Doug Burgum Can't Seem To Shoot Straight On Controversial Issues
Yesterday I wrote about the campaign trail version of gubernatorial candidate Doug Burgum being a much different person from Doug Burgum the business leader North Dakotans have come to know over the years.
When he chose to run for the Republican nomination for governor Burgum seems to have undergone an evolution in his policy positions. Specifically on social policy. “In years past Burgum has been an outspoken proponent of social liberalism but now can’t seem to remember his past positions as he dances around questions about abortion and gay marriage on the campaign trail,” I wrote.
In response to that post a reader sent me a link to this short interview with Burgum in the High Plains Reader (which I used to write a weekly column for). In it Burgum declares full-on support for SB2279, a bill that was before the legislature last year outlawing businesses choosing not to serve someone because of their sexual orientation.
In the interview, from March of 2015, Burgum was not ambiguous about his support for the bill:
High Plains Reader: How important is it the North Dakota House pass SB2279, which would grant discrimination protection to citizens based on sexual orientation and gender identity?
Doug Burgum: The passing of this bill is an important message to all of our citizens, that we as a state will protect the rights of ALL citizens. And it would bring the laws of the state in line with the best practices of some of our largest employers like Microsoft, which has had internal policies against discrimination for decades.
I wish I had been aware of this interview earlier, because back in January when I asked Burgum about SB2279 he was non-committal about his support and claimed he couldn’t remember it very well. I wrote about it in my newspaper column:
Burgum has been on the record for some time in support of gay rights, but when I asked him about SB 2279 – legislation defeated by state lawmakers last session that would have added homosexuals to the state’s list of protected classes – he was noncommittal. He remembered not liking parts of it, though he didn’t specify.
Burgum was strongly in favor of SB2279 in March, but by January after announcing his campaign he suddenly couldn’t remember all the details of the bill and wouldn’t commit to saying he supported it?
Also interesting is that SB2279 didn’t have any exemptions in it for religious freedoms, yet when I asked Burgum about his position on the transgender bathroom issue last week he touted religious freedom as an important consideration. Here is, word-for-word, the statement I got from his campaign. Emphasis added:
As I have not studied the North Carolina law, I won’t comment on their legislation specifically. I do believe we need to support religious liberty and foster a culture of respect and tolerance. I believe that the best government happens closest to the people. As governor, I will fight to empower local jurisdictions to make these decisions locally.
As I wrote yesterday, this is the problem with the Burgum campaign. Candidate Burgum doesn’t sound at all like pre-campaign Burgum.
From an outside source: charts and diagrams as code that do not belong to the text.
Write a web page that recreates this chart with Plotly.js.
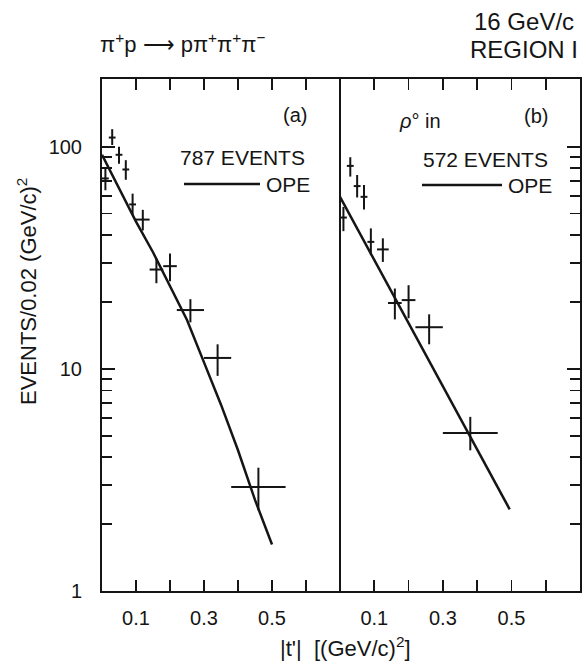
<!DOCTYPE html>
<html>
<head>
<meta charset="utf-8">
<script src="https://cdn.plot.ly/plotly-3.0.1.min.js"></script>
<style>
  html, body { margin: 0; padding: 0; background: #fff; }
  #chart { width: 586px; height: 664px; }
</style>
</head>
<body>
<div id="chart"></div>
<script>
// |t'| distributions for pi+ p -> p pi+ pi+ pi- at 16 GeV/c (region I)

// Panel (a): all events
const tA        = [0.01, 0.03, 0.05, 0.07, 0.09, 0.12, 0.16, 0.20, 0.26, 0.34, 0.46];
const binHalfA  = [0.01, 0.01, 0.01, 0.01, 0.01, 0.02, 0.02, 0.02, 0.04, 0.04, 0.08];
const eventsA   = [72, 110, 92, 79, 55, 47, 28, 29, 18.4, 11.2, 2.94];
const errUpA    = [9, 10, 8, 8, 6.5, 5, 3.4, 4.1, 2.2, 1.7, 0.65];
const errDownA  = [8.3, 8.2, 8.2, 8, 5.6, 5, 3.7, 4.2, 2.2, 1.9, 0.63];

// Panel (b): rho0 in
const tB        = [0.01, 0.03, 0.05, 0.07, 0.09, 0.125, 0.16, 0.20, 0.26, 0.38];
const binHalfB  = [0.01, 0.01, 0.01, 0.01, 0.01, 0.017, 0.02, 0.02, 0.04, 0.08];
const eventsB   = [48, 82, 66.5, 59.5, 37.3, 34.5, 19.8, 20.4, 15.4, 5.15];
const errUpB    = [5.6, 7.7, 8.1, 7.7, 5.6, 4.2, 3.2, 3.4, 2.2, 0.93];
const errDownB  = [6.3, 8.6, 7.4, 7.3, 4.8, 4.2, 3.1, 3.5, 2.5, 0.85];

// One-pion-exchange predictions
const opeTA = [0, 0.05, 0.10, 0.15, 0.20, 0.25, 0.30, 0.35, 0.40, 0.45, 0.50];
const opeA  = [92, 65, 46, 33.5, 23.7, 16.6, 10.7, 6.9, 4.3, 2.57, 1.62];
const opeTB = [0, 0.05, 0.10, 0.15, 0.20, 0.25, 0.30, 0.35, 0.40, 0.45, 0.495];
const opeB  = [59.5, 42.9, 30.9, 22.3, 16.0, 11.6, 8.3, 6.0, 4.32, 3.11, 2.33];

// Axis ticks
const xTickVals  = [0.1, 0.2, 0.3, 0.4, 0.5, 0.6];
const xTickText  = ['0.1', '', '0.3', '', '0.5', ''];
const yMajorVals = [1, 10, 100];
const yMajorText = ['1', '10', '100'];
const yMinorVals = [2, 3, 4, 5, 6, 7, 8, 9, 20, 30, 40, 50, 60, 70, 80, 90];

const W = 586, H = 664;
const M = { l: 102, r: 6, t: 79, b: 73 };
const PW = W - M.l - M.r, PH = H - M.t - M.b;
const px = x => (x - M.l) / PW;          // pixel -> paper x
const py = y => (H - M.b - y) / PH;      // pixel -> paper y
const split = px(340);

const INK = '#151515';
const FONT = 'Liberation Sans, Arial, sans-serif';

function points(x, y, half, up, down, xa, ya) {
  return {
    type: 'scatter', mode: 'markers', x: x, y: y, xaxis: xa, yaxis: ya,
    marker: { size: 2, color: INK },
    error_x: { type: 'data', array: half, width: 0, thickness: 2, color: INK },
    error_y: { type: 'data', symmetric: false, array: up, arrayminus: down,
               width: 0, thickness: 2, color: INK },
    hoverinfo: 'x+y', showlegend: false
  };
}
function curve(x, y, xa, ya) {
  return {
    type: 'scatter', mode: 'lines', x: x, y: y, xaxis: xa, yaxis: ya,
    line: { color: INK, width: 2.5 }, showlegend: false
  };
}

const data = [
  points(tA, eventsA, binHalfA, errUpA, errDownA, 'x', 'y'),
  curve(opeTA, opeA, 'x', 'y'),
  points(tB, eventsB, binHalfB, errUpB, errDownB, 'x2', 'y2'),
  curve(opeTB, opeB, 'x2', 'y2')
];

const xCommon = {
  range: [0, 0.7], showgrid: false, zeroline: false,
  showline: true, linecolor: INK, linewidth: 2, mirror: 'ticks',
  ticks: 'inside', ticklen: 11, tickwidth: 1.8, tickcolor: INK,
  tickvals: xTickVals, ticktext: xTickText, ticklabelstandoff: 8,
  tickfont: { family: FONT, size: 20, color: INK }
};
const yCommon = {
  type: 'log', range: [0, 2.305], showgrid: false, zeroline: false,
  showline: true, linecolor: INK, linewidth: 2,
  ticks: 'inside', ticklen: 13, tickwidth: 1.8, tickcolor: INK,
  tickvals: yMajorVals, ticktext: yMajorText,
  minor: { tickvals: yMinorVals, ticks: 'inside', ticklen: 10, tickwidth: 1.6, tickcolor: INK },
  tickfont: { family: FONT, size: 20, color: INK }
};

function label(text, x, y, xanchor, size, extra) {
  return Object.assign({
    text: text, xref: 'paper', yref: 'paper', x: px(x), y: py(y),
    xanchor: xanchor, yanchor: 'middle', showarrow: false,
    font: { family: FONT, size: size, color: INK }
  }, extra || {});
}

const layout = {
  width: W, height: H, margin: M,
  paper_bgcolor: '#fff', plot_bgcolor: '#fff',
  showlegend: false,
  xaxis: Object.assign({}, xCommon, { domain: [0, split], anchor: 'y' }),
  xaxis2: Object.assign({}, xCommon, { domain: [split, 1], anchor: 'y2' }),
  yaxis: Object.assign({}, yCommon, { anchor: 'x', side: 'left', ticklabelstandoff: 14 }),
  yaxis2: Object.assign({}, yCommon, { anchor: 'x2', side: 'right', overlaying: 'y', showticklabels: false }),
  shapes: [
    // divider between the two panels
    { type: 'line', xref: 'paper', yref: 'paper', x0: split, x1: split, y0: 0, y1: 1,
      line: { color: INK, width: 2 } },
    // legend strokes for the OPE curves
    { type: 'line', xref: 'paper', yref: 'paper', x0: px(184), x1: px(260), y0: py(184), y1: py(184),
      line: { color: INK, width: 2.5 } },
    { type: 'line', xref: 'paper', yref: 'paper', x0: px(422), x1: px(502), y0: py(185), y1: py(185),
      line: { color: INK, width: 2.5 } }
  ],
  annotations: [
    label('π<sup>+</sup>p ⟶ pπ<sup>+</sup>π<sup>+</sup>π<sup>−</sup>', 98, 43, 'left', 22),
    label('16 GeV/c', 576, 21, 'right', 24),
    label('REGION I', 580, 49, 'right', 24),
    label('(a)', 295, 115, 'center', 20),
    label('787 EVENTS', 307, 157, 'right', 21),
    label('OPE', 264, 184, 'left', 21),
    label('(b)', 536, 116, 'center', 20),
    label('<i>ρ</i>° in', 420, 121, 'center', 20),
    label('572 EVENTS', 550, 159, 'right', 21),
    label('OPE', 506, 185, 'left', 21),
    label('EVENTS/0.02 (GeV/c)<sup>2</sup>', 27, 292, 'center', 22, { textangle: -90 }),
    label("|t'|  [(GeV/c)<sup>2</sup>]", 345, 647, 'center', 22)
  ]
};

Plotly.newPlot('chart', data, layout, { staticPlot: true, displayModeBar: false });
</script>
</body>
</html>
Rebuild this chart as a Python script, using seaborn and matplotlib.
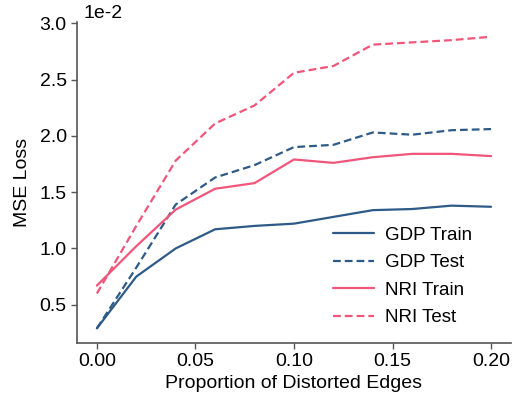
import numpy as np
import pandas as pd
import matplotlib
matplotlib.use("Agg")
import matplotlib.pyplot as plt
import seaborn as sns

x = [0.00, 0.02, 0.04, 0.06, 0.08, 0.10, 0.12, 0.14, 0.16, 0.18, 0.20]
gdp_train = [0.29, 0.75, 1.00, 1.17, 1.20, 1.22, 1.28, 1.34, 1.35, 1.38, 1.37]
gdp_test = [0.29, 0.83, 1.39, 1.63, 1.74, 1.90, 1.92, 2.03, 2.01, 2.05, 2.06]
nri_train = [0.67, 1.02, 1.345, 1.53, 1.58, 1.79, 1.76, 1.81, 1.84, 1.84, 1.82]
nri_test = [0.60, 1.20, 1.78, 2.11, 2.27, 2.56, 2.62, 2.81, 2.83, 2.85, 2.88]
labels = ["GDP Train", "GDP Test", "NRI Train", "NRI Test"]

BLUE = "#2e5a87"
PINK = "#f0557a"

sns.set_theme(style="ticks")
plt.rcParams['font.family'] = ['Liberation Sans', 'DejaVu Sans']
for k in ["text.color", "axes.labelcolor", "xtick.color", "ytick.color"]:
    plt.rcParams[k] = "black"

rows = []
for lab, vals in zip(labels, [gdp_train, gdp_test, nri_train, nri_test]):
    for xi, v in zip(x, vals):
        rows.append({"x": xi, "y": v, "series": lab})
df = pd.DataFrame(rows)

fig = plt.figure(figsize=(5.18, 4.03), dpi=100)
ax = fig.add_axes([0.149, 0.149, 0.837, 0.796])

palette = {"GDP Train": BLUE, "GDP Test": BLUE, "NRI Train": PINK, "NRI Test": PINK}
dashes = {"GDP Train": "", "GDP Test": (3.5, 1.8), "NRI Train": "", "NRI Test": (3.5, 1.8)}
sns.lineplot(data=df, x="x", y="y", hue="series", style="series",
             palette=palette, dashes=dashes, hue_order=labels, style_order=labels,
             linewidth=1.6, ax=ax)

ax.set_xticks([0.0, 0.05, 0.10, 0.15, 0.20])
ax.set_xticklabels(["0.00", "0.05", "0.10", "0.15", "0.20"])
ax.set_yticks([0.5, 1.0, 1.5, 2.0, 2.5, 3.0])
ax.set_yticklabels(["0.5", "1.0", "1.5", "2.0", "2.5", "3.0"])
ax.tick_params(labelsize=14, length=4, width=1, color="#555555", labelcolor="black")
ax.set_xlabel("Proportion of Distorted Edges", fontsize=14, labelpad=3)
ax.set_ylabel("MSE Loss", fontsize=14, labelpad=6)
ax.text(0.015, 1.0, "1e-2", transform=ax.transAxes, fontsize=14, ha="left", va="bottom")
for s in ["left", "bottom"]:
    ax.spines[s].set_color("#555555")
    ax.spines[s].set_linewidth(1.2)
sns.despine(ax=ax)

leg = ax.legend(frameon=False, fontsize=13.5, loc="lower right", handlelength=2.2,
                labelspacing=0.55, handletextpad=0.6, bbox_to_anchor=(0.95, 0.0))

fig.savefig("out.png", dpi=100)
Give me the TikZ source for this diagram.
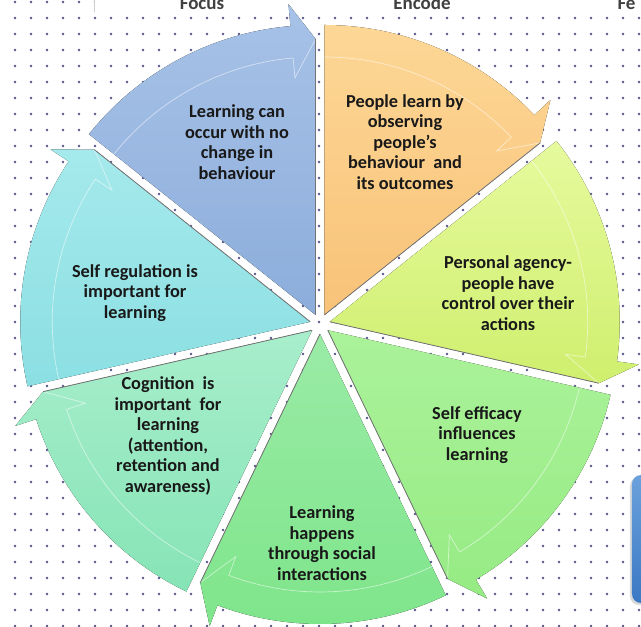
\documentclass[tikz,border=0pt]{standalone}
\usepackage{fontspec}
\setmainfont{Carlito}
\usepackage{tikz}
\usetikzlibrary{shadows}

\definecolor{dotc}{HTML}{55558A}
\definecolor{bluetop}{HTML}{A7C2E7}
\definecolor{bluebot}{HTML}{8CADDB}
\definecolor{orangetop}{HTML}{FDD796}
\definecolor{orangebot}{HTML}{F8C278}
\definecolor{ygtop}{HTML}{E6FA9E}
\definecolor{ygbot}{HTML}{CFEF6E}
\definecolor{greentop}{HTML}{ABF29A}
\definecolor{greenbot}{HTML}{96EB84}
\definecolor{socialtop}{HTML}{9AEBA6}
\definecolor{socialbot}{HTML}{7EE58A}
\definecolor{cogtop}{HTML}{A8EECC}
\definecolor{cogbot}{HTML}{86E4B6}
\definecolor{selftop}{HTML}{A5E9EC}
\definecolor{selfbot}{HTML}{8BDFE2}
\definecolor{boxtop}{HTML}{6BA2DC}
\definecolor{boxbot}{HTML}{3B78C4}

\begin{document}
\begin{tikzpicture}[x=1pt, y=1pt]
	\tikzstyle{wedgetext} = [align=center, font=\fontsize{18.3}{20.5}\selectfont\bfseries, text=black!90]
	\tikzstyle{headtext} = [font=\fontsize{19}{22}\selectfont\bfseries, text=black!75, anchor=base]
	\tikzstyle{tipedge} = [draw=black!55, line width=0.8pt]
	\tikzstyle{innerarrow} = [draw=white, opacity=0.55, line width=0.7pt]
	\tikzstyle{bluebox} = [rounded corners=9pt, minimum width=36pt, minimum height=128pt, top color=boxtop, bottom color=boxbot, drop shadow={shadow xshift=-2pt, shadow yshift=-2pt, opacity=0.3}]
	\useasboundingbox (-320,-303) rectangle (321,324);
	% dotted paper
	\fill[white] (-320,-303) rectangle (321,324);
	\foreach \i in {0,...,39}
		\foreach \j in {0,...,39}
			\fill[dotc] (-305+16*\i, 322-16*\j) circle (1.35);
	% header strip
	\fill[white] (-226,312) rectangle (321,324);
	\draw[black!20] (-226,312) -- (-226,324);
	\node[headtext] (focus) at (-118,314) {Focus};
	\node[headtext] (encode) at (102,314) {Encode};
	\node[headtext, anchor=base west] (fe) at (294,314) {Fe};
	% next box, cut by the edge
	\node[bluebox] (nextbox) at (330,-215) {};

	% wedge 1
	\begin{scope}[shift={(115.71:10)}]
		\fill[top color=bluetop, bottom color=bluebot] (0,0) -- (141.43:290) arc[start angle=141.43, end angle=95, radius=290] -- (95:312) -- (90:276) -- cycle;
		\draw[innerarrow] (141.43:258) arc[start angle=141.43, end angle=95, radius=258] -- (95:238) -- (90:276);
		\draw[tipedge] (0,0) -- (90:276);
	\end{scope}
	% wedge 2
	\begin{scope}[shift={(64.29:10)}]
		\fill[top color=orangetop, bottom color=orangebot] (0,0) -- (90:290) arc[start angle=90, end angle=43.57, radius=290] -- (43.57:312) -- (38.57:276) -- cycle;
		\draw[innerarrow] (90:258) arc[start angle=90, end angle=43.57, radius=258] -- (43.57:238) -- (38.57:276);
		\draw[tipedge] (0,0) -- (38.57:276);
	\end{scope}
	% wedge 3
	\begin{scope}[shift={(12.86:10)}]
		\fill[top color=ygtop, bottom color=ygbot] (0,0) -- (38.57:290) arc[start angle=38.57, end angle=-7.86, radius=290] -- (-7.86:312) -- (-12.86:276) -- cycle;
		\draw[innerarrow] (38.57:258) arc[start angle=38.57, end angle=-7.86, radius=258] -- (-7.86:238) -- (-12.86:276);
		\draw[tipedge] (0,0) -- (-12.86:276);
	\end{scope}
	% wedge 4
	\begin{scope}[shift={(-38.57:10)}]
		\fill[top color=greentop, bottom color=greenbot] (0,0) -- (-12.86:290) arc[start angle=-12.86, end angle=-59.29, radius=290] -- (-59.29:312) -- (-64.29:276) -- cycle;
		\draw[innerarrow] (-12.86:258) arc[start angle=-12.86, end angle=-59.29, radius=258] -- (-59.29:238) -- (-64.29:276);
		\draw[tipedge] (0,0) -- (-64.29:276);
	\end{scope}
	% wedge 5
	\begin{scope}[shift={(-90:10)}]
		\fill[top color=socialtop, bottom color=socialbot] (0,0) -- (-64.29:290) arc[start angle=-64.29, end angle=-110.71, radius=290] -- (-110.71:312) -- (-115.71:276) -- cycle;
		\draw[innerarrow] (-64.29:258) arc[start angle=-64.29, end angle=-110.71, radius=258] -- (-110.71:238) -- (-115.71:276);
		\draw[tipedge] (0,0) -- (-115.71:276);
	\end{scope}
	% wedge 6
	\begin{scope}[shift={(-141.43:10)}]
		\fill[top color=cogtop, bottom color=cogbot] (0,0) -- (-115.71:290) arc[start angle=-115.71, end angle=-162.14, radius=290] -- (-162.14:312) -- (-167.14:276) -- cycle;
		\draw[innerarrow] (-115.71:258) arc[start angle=-115.71, end angle=-162.14, radius=258] -- (-162.14:238) -- (-167.14:276);
		\draw[tipedge] (0,0) -- (-167.14:276);
	\end{scope}
	% wedge 7
	\begin{scope}[shift={(167.14:10)}]
		\fill[top color=selftop, bottom color=selfbot] (0,0) -- (192.86:290) arc[start angle=192.86, end angle=146.43, radius=290] -- (146.43:312) -- (141.43:276) -- cycle;
		\draw[innerarrow] (192.86:258) arc[start angle=192.86, end angle=146.43, radius=258] -- (146.43:238) -- (141.43:276);
		\draw[tipedge] (0,0) -- (141.43:276);
	\end{scope}

	% texts
	\node[wedgetext] (nochange) at (-83,182) {Learning can\\occur with no\\change in\\behaviour};
	\node[wedgetext] (observing) at (85,182) {People learn by\\observing\\people’s\\behaviour\ \ and\\its outcomes};
	\node[wedgetext] (agency) at (188,31) {Personal agency-\\people have\\control over their\\actions};
	\node[wedgetext] (efficacy) at (157,-111) {Self efficacy\\influences\\learning};
	\node[wedgetext] (social) at (2,-219) {Learning\\happens\\through social\\interactions};
	\node[wedgetext] (cognition) at (-152,-112) {Cognition\ \ is\\important\ \ for\\learning\\(attention,\\retention and\\awareness)};
	\node[wedgetext] (selfreg) at (-185,31) {Self regulation is\\important for\\learning};
\end{tikzpicture}
\end{document}
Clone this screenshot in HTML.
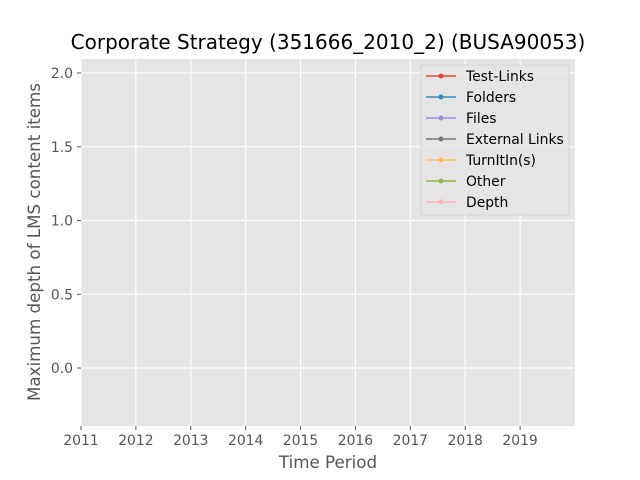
<!DOCTYPE html>
<html><head><meta charset="utf-8"><style>
body{margin:0;background:#fff;}
svg{display:block;font-family:"DejaVu Sans","Liberation Sans",sans-serif;}
</style></head><body>
<svg id="chart" width="640" height="480">
<rect x="0" y="0" width="640" height="480" fill="#fff"/>
<rect x="81" y="59" width="494" height="367" fill="#E5E5E5"/>
<g id="grid"></g>
<g id="ticks"></g>
<g id="series"></g>
<text x="328" y="49" font-size="20" text-anchor="middle" fill="#000">Corporate Strategy (351666_2010_2) (BUSA90053)</text>
<text x="328" y="468" font-size="16.7" text-anchor="middle" fill="#555">Time Period</text>
<text transform="translate(40,242) rotate(-90)" font-size="16.7" text-anchor="middle" fill="#555">Maximum depth of LMS content items</text>
<g id="legend">
<rect x="421" y="65" width="148" height="150" fill="#E5E5E5" stroke="#ccc" stroke-width="0.8" opacity="0.8"/>
</g>
</svg>
<script>
const years = [2011,2012,2013,2014,2015,2016,2017,2018,2019];
const yTicks = [0.0,0.5,1.0,1.5,2.0];
const yTickLabels = ["0.0","0.5","1.0","1.5","2.0"];
const seriesNames = ["Test-Links","Folders","Files","External Links","TurnItIn(s)","Other","Depth"];
const seriesColors = ["#E24A33","#348ABD","#988ED5","#777777","#FBC15E","#8EBA42","#FFB5B8"];
const testLinks = [];
const folders = [];
const files = [];
const externalLinks = [];
const turnitins = [];
const other = [];
const depth = [];
const allSeries = [testLinks,folders,files,externalLinks,turnitins,other,depth];

const NS="http://www.w3.org/2000/svg";
const L=81,R=575,T=59,B=426, xMin=2011,xMax=2020, yMin=-0.393,yMax=2.095;
function xs(v){return L+(v-xMin)/(xMax-xMin)*(R-L);}
function ys(v){return B-(v-yMin)/(yMax-yMin)*(B-T);}
function mk(tag,attrs,parent){const e=document.createElementNS(NS,tag);for(const k in attrs)e.setAttribute(k,attrs[k]);parent.appendChild(e);return e;}
const grid=document.getElementById('grid'),ticks=document.getElementById('ticks'),ser=document.getElementById('series'),leg=document.getElementById('legend');
years.forEach(y=>{
  const x=xs(y);
  const g=mk('line',{x1:x,x2:x,y1:T,y2:B,stroke:'#fff','stroke-width':1},grid);
  
  
  mk('line',{x1:x,x2:x,y1:B,y2:B+4,stroke:'#555'},ticks);
  const t=mk('text',{x:x,y:B+19,'font-size':13.9,'text-anchor':'middle',fill:'#555'},ticks);
  t.textContent=y;
  
  
});
yTicks.forEach((v,i)=>{
  const y=ys(v);
  const g=mk('line',{x1:L,x2:R,y1:y,y2:y,stroke:'#fff','stroke-width':1},grid);
  
  
  mk('line',{x1:L-4,x2:L,y1:y,y2:y,stroke:'#555'},ticks);
  const t=mk('text',{x:L-8,y:y+5,'font-size':13.9,'text-anchor':'end',fill:'#555'},ticks);
  t.textContent=yTickLabels[i];
  
  
});
allSeries.forEach((s,i)=>{
  if(!s.length)return;
  const pts=s.map((v,j)=>xs(years[j])+','+ys(v)).join(' ');
  const p=mk('polyline',{points:pts,fill:'none',stroke:seriesColors[i],'stroke-width':1.5},ser);
  
  
  s.forEach((v,j)=>mk('circle',{cx:xs(years[j]),cy:ys(v),r:2.5,fill:seriesColors[i]},ser));
});
seriesNames.forEach((n,i)=>{
  const y=76+i*21;
  const g=mk('g',{},leg);
  
  
  mk('line',{x1:426,x2:456,y1:y,y2:y,stroke:seriesColors[i],'stroke-width':1.5},g);
  mk('circle',{cx:441,cy:y,r:2.5,fill:seriesColors[i]},g);
  const t=mk('text',{x:466,y:y+5,'font-size':13.9,fill:'#000'},g);
  t.textContent=n;
});
</script>
</body></html>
This isn’t about whether you liked SB2279 or opposed SB2279 or, really, what you believe when it comes to social policy issues at all. This is about a candidate who has spent well over $1 million on promoting his campaign messaging but can’t seem to tell us what he really thinks.
If we elected Burgum, who would we get as governor? The campaign trail version, or the pre-campaign version?
None of us know, and that’s a problem.